(from: Wilkie Collins: An Illustrated Guide © Andrew Gasson 1998, used with permission)
In 1828, the firm of Wagner, Keller and Engelman has offices in London and Frankfurt. After the death of her husband, the progressive Mrs Wagner becomes senior partner, running the London office where she plans to employ women clerks. To prove that lunatics can be cured by kindness, she removes the simple-minded Jack Straw from Bedlam and takes him into her household.
In Frankfurt, Fritz Keller, son of one of the other partners, has fallen in love with Minna Fontaine, daughter of a sinister widow whose husband made a lifetime study of poisons. Keller's father disapproves of Madame Fontaine, who is constantly in debt, and refuses to allow Fritz and Minna to marry. Fritz is sent to London and a young Englishman, David Glenney, who tells the story, goes to Frankfurt in his place. Here he meets Minna and her mother and innocently introduces them to the third partner, Engelman. Madame Fontaine, determined to further her daughter's marriage, uses Engelman, who falls in love with her, to trick her way into Keller's house.
Madame Fontaine possesses a chest of poisons and their antidotes which her husband intended to be destroyed on his death. She doses Keller with a slow-acting poison and to win his goodwill revives him with the antidote. She becomes his nurse and then his housekeeper, having assured him, falsely, that she is no longer in debt. Keller withdraws his objections to the marriage of Fritz and Minna.
Mrs Wagner comes to Frankfurt on business accompanied by Jack Straw, who is much improved by her kindness and devoted to her.
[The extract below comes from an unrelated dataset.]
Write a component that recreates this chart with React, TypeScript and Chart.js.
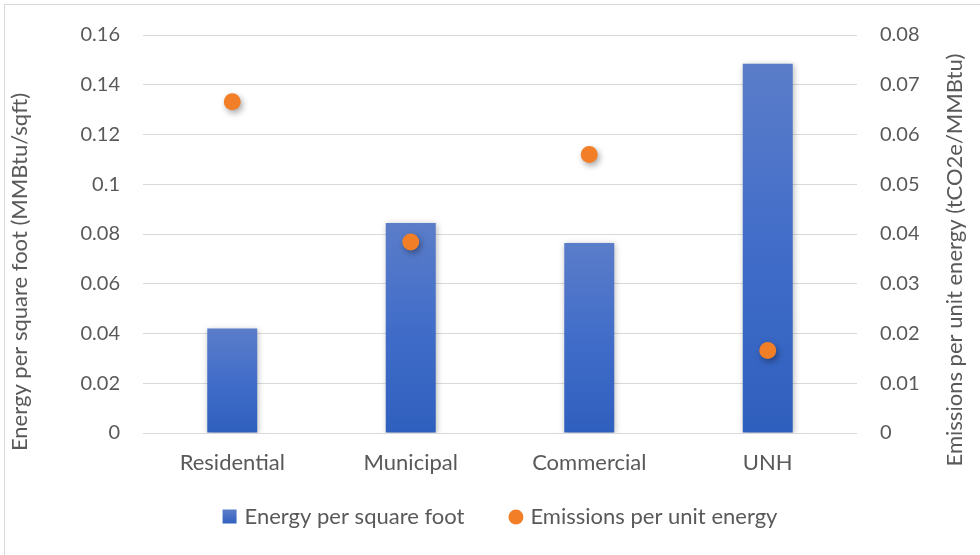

He is immediately recognized by Madame Fontaine as 'Hans Grimm', mentally damaged by being accidentally poisoned in her husband's laboratory years before.
Fritz returns to marry Minna. Madame Fontaine has a debt to pay which falls due the day after the wedding, but when the ceremony has to be postponed she steals the key to Mrs Wagner's desk from Jack Straw and embezzles the money she needs from the firm's funds. Mrs Wagner discovers the theft and, unable to pay back the money, Madame Fontaine poisons her with a fast-acting, undetectable poison. Jack Straw unsuccessfully tries to revive his benefactress with the same antidote that had saved Keller and her body is taken to the Deadhouse, where the devoted Jack refuses to leave her. In a lurid scene Madame Fontaine, who has secretly followed them, is accidentally poisoned by her own mixtures while Mrs Wagner recovers from a deathlike coma, ringing an alarm bell which alerts the watchman.
Madame Fontaine dies, leaving a self-incriminating diary. Fritz and Minna marry, while Jack remains in the care of Mrs Wagner.